Challenge: Can you write out all the lines word for word, with no pictures?

Source material:

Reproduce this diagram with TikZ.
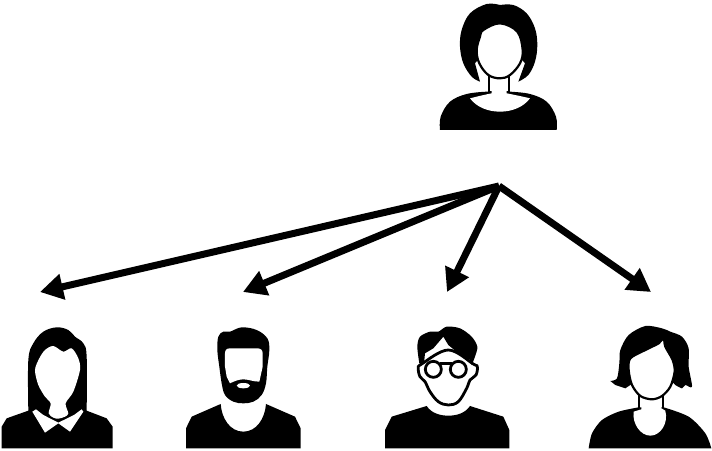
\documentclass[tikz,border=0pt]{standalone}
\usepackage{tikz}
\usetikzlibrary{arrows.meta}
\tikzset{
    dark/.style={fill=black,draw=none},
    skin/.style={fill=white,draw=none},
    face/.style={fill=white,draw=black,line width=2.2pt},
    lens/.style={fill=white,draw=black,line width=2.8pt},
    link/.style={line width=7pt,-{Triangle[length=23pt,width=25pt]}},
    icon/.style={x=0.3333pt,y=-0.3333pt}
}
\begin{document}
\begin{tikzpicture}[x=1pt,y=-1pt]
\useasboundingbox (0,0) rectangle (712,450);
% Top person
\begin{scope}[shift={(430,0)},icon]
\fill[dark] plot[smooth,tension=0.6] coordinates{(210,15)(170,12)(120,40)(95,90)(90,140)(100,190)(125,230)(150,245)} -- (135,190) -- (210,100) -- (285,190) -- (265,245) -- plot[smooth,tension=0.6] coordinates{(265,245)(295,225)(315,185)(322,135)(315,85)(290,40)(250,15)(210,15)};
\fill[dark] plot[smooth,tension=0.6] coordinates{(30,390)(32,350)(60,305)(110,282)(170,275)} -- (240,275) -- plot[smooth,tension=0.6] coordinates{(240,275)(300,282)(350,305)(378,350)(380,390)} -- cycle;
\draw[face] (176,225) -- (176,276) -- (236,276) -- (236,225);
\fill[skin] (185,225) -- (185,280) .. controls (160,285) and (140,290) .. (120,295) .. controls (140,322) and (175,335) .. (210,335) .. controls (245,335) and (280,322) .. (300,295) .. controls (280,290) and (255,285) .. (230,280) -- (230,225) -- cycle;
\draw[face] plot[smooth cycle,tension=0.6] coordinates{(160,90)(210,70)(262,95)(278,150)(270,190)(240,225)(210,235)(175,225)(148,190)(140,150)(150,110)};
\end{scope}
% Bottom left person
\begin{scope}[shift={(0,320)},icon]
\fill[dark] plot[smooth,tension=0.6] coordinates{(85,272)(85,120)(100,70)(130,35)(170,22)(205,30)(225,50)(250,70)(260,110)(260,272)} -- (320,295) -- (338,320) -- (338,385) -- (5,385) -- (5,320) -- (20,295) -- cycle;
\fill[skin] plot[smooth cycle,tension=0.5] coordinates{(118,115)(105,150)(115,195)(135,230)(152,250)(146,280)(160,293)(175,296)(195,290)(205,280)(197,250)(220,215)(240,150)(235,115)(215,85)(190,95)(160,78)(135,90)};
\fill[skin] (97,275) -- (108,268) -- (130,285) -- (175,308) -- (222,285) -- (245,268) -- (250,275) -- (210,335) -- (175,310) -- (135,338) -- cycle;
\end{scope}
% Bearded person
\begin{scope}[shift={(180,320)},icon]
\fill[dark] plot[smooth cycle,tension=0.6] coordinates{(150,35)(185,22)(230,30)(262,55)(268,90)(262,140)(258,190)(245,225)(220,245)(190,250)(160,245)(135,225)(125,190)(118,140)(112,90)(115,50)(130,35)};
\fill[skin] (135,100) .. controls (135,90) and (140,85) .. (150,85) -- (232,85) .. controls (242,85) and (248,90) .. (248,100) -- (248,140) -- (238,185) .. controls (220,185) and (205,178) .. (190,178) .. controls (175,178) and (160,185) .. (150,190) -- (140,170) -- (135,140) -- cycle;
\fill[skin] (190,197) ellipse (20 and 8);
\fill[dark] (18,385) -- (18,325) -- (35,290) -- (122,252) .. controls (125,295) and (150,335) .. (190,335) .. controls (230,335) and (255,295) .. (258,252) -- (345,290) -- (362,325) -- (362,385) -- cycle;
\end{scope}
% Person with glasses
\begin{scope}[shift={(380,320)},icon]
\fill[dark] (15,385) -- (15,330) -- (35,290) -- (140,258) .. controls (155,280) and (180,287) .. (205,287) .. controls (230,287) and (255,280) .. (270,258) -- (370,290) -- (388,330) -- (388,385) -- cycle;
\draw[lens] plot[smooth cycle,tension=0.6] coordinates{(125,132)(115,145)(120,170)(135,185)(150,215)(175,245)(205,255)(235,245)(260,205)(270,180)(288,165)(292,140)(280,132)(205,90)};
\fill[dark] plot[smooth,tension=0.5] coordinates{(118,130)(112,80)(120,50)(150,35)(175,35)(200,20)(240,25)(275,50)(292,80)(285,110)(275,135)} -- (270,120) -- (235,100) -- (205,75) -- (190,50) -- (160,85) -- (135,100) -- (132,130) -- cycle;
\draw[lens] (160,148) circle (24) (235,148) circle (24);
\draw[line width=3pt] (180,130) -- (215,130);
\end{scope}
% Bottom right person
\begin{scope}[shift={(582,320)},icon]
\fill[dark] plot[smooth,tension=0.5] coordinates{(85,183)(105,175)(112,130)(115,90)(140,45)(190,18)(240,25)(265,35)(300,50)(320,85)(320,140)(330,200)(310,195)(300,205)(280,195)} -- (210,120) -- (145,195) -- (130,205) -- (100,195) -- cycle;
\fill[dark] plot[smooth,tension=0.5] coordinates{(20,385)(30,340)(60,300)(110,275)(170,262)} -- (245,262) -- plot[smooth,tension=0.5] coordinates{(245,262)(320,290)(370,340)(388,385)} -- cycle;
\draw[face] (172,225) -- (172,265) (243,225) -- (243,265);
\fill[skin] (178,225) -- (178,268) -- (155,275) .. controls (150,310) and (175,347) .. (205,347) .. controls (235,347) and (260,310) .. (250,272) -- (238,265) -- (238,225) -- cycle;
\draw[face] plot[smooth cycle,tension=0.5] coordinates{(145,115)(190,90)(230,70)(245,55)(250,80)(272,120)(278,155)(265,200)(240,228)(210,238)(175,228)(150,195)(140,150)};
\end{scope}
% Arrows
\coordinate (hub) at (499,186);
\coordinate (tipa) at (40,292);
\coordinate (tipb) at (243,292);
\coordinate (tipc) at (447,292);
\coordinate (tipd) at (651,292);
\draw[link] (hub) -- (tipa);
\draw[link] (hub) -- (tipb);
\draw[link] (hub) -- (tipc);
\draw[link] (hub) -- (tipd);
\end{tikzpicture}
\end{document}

Written answer:
Reproduce this diagram with TikZ.
\documentclass[tikz,border=0pt]{standalone}
\usepackage{tikz}
\usetikzlibrary{arrows.meta}
\tikzset{
    dark/.style={fill=black,draw=none},
    skin/.style={fill=white,draw=none},
    face/.style={fill=white,draw=black,line width=2.2pt},
    lens/.style={fill=white,draw=black,line width=2.8pt},
    link/.style={line width=7pt,-{Triangle[length=23pt,width=25pt]}},
    icon/.style={x=0.3333pt,y=-0.3333pt}
}
\begin{document}
\begin{tikzpicture}[x=1pt,y=-1pt]
\useasboundingbox (0,0) rectangle (712,450);
% Top person
\begin{scope}[shift={(430,0)},icon]
\fill[dark] plot[smooth,tension=0.6] coordinates{(210,15)(170,12)(120,40)(95,90)(90,140)(100,190)(125,230)(150,245)} -- (135,190) -- (210,100) -- (285,190) -- (265,245) -- plot[smooth,tension=0.6] coordinates{(265,245)(295,225)(315,185)(322,135)(315,85)(290,40)(250,15)(210,15)};
\fill[dark] plot[smooth,tension=0.6] coordinates{(30,390)(32,350)(60,305)(110,282)(170,275)} -- (240,275) -- plot[smooth,tension=0.6] coordinates{(240,275)(300,282)(350,305)(378,350)(380,390)} -- cycle;
\draw[face] (176,225) -- (176,276) -- (236,276) -- (236,225);
\fill[skin] (185,225) -- (185,280) .. controls (160,285) and (140,290) .. (120,295) .. controls (140,322) and (175,335) .. (210,335) .. controls (245,335) and (280,322) .. (300,295) .. controls (280,290) and (255,285) .. (230,280) -- (230,225) -- cycle;
\draw[face] plot[smooth cycle,tension=0.6] coordinates{(160,90)(210,70)(262,95)(278,150)(270,190)(240,225)(210,235)(175,225)(148,190)(140,150)(150,110)};
\end{scope}
% Bottom left person
\begin{scope}[shift={(0,320)},icon]
\fill[dark] plot[smooth,tension=0.6] coordinates{(85,272)(85,120)(100,70)(130,35)(170,22)(205,30)(225,50)(250,70)(260,110)(260,272)} -- (320,295) -- (338,320) -- (338,385) -- (5,385) -- (5,320) -- (20,295) -- cycle;
\fill[skin] plot[smooth cycle,tension=0.5] coordinates{(118,115)(105,150)(115,195)(135,230)(152,250)(146,280)(160,293)(175,296)(195,290)(205,280)(197,250)(220,215)(240,150)(235,115)(215,85)(190,95)(160,78)(135,90)};
\fill[skin] (97,275) -- (108,268) -- (130,285) -- (175,308) -- (222,285) -- (245,268) -- (250,275) -- (210,335) -- (175,310) -- (135,338) -- cycle;
\end{scope}
% Bearded person
\begin{scope}[shift={(180,320)},icon]
\fill[dark] plot[smooth cycle,tension=0.6] coordinates{(150,35)(185,22)(230,30)(262,55)(268,90)(262,140)(258,190)(245,225)(220,245)(190,250)(160,245)(135,225)(125,190)(118,140)(112,90)(115,50)(130,35)};
\fill[skin] (135,100) .. controls (135,90) and (140,85) .. (150,85) -- (232,85) .. controls (242,85) and (248,90) .. (248,100) -- (248,140) -- (238,185) .. controls (220,185) and (205,178) .. (190,178) .. controls (175,178) and (160,185) .. (150,190) -- (140,170) -- (135,140) -- cycle;
\fill[skin] (190,197) ellipse (20 and 8);
\fill[dark] (18,385) -- (18,325) -- (35,290) -- (122,252) .. controls (125,295) and (150,335) .. (190,335) .. controls (230,335) and (255,295) .. (258,252) -- (345,290) -- (362,325) -- (362,385) -- cycle;
\end{scope}
% Person with glasses
\begin{scope}[shift={(380,320)},icon]
\fill[dark] (15,385) -- (15,330) -- (35,290) -- (140,258) .. controls (155,280) and (180,287) .. (205,287) .. controls (230,287) and (255,280) .. (270,258) -- (370,290) -- (388,330) -- (388,385) -- cycle;
\draw[lens] plot[smooth cycle,tension=0.6] coordinates{(125,132)(115,145)(120,170)(135,185)(150,215)(175,245)(205,255)(235,245)(260,205)(270,180)(288,165)(292,140)(280,132)(205,90)};
\fill[dark] plot[smooth,tension=0.5] coordinates{(118,130)(112,80)(120,50)(150,35)(175,35)(200,20)(240,25)(275,50)(292,80)(285,110)(275,135)} -- (270,120) -- (235,100) -- (205,75) -- (190,50) -- (160,85) -- (135,100) -- (132,130) -- cycle;
\draw[lens] (160,148) circle (24) (235,148) circle (24);
\draw[line width=3pt] (180,130) -- (215,130);
\end{scope}
% Bottom right person
\begin{scope}[shift={(582,320)},icon]
\fill[dark] plot[smooth,tension=0.5] coordinates{(85,183)(105,175)(112,130)(115,90)(140,45)(190,18)(240,25)(265,35)(300,50)(320,85)(320,140)(330,200)(310,195)(300,205)(280,195)} -- (210,120) -- (145,195) -- (130,205) -- (100,195) -- cycle;
\fill[dark] plot[smooth,tension=0.5] coordinates{(20,385)(30,340)(60,300)(110,275)(170,262)} -- (245,262) -- plot[smooth,tension=0.5] coordinates{(245,262)(320,290)(370,340)(388,385)} -- cycle;
\draw[face] (172,225) -- (172,265) (243,225) -- (243,265);
\fill[skin] (178,225) -- (178,268) -- (155,275) .. controls (150,310) and (175,347) .. (205,347) .. controls (235,347) and (260,310) .. (250,272) -- (238,265) -- (238,225) -- cycle;
\draw[face] plot[smooth cycle,tension=0.5] coordinates{(145,115)(190,90)(230,70)(245,55)(250,80)(272,120)(278,155)(265,200)(240,228)(210,238)(175,228)(150,195)(140,150)};
\end{scope}
% Arrows
\coordinate (hub) at (499,186);
\coordinate (tipa) at (40,292);
\coordinate (tipb) at (243,292);
\coordinate (tipc) at (447,292);
\coordinate (tipd) at (651,292);
\draw[link] (hub) -- (tipa);
\draw[link] (hub) -- (tipb);
\draw[link] (hub) -- (tipc);
\draw[link] (hub) -- (tipd);
\end{tikzpicture}
\end{document}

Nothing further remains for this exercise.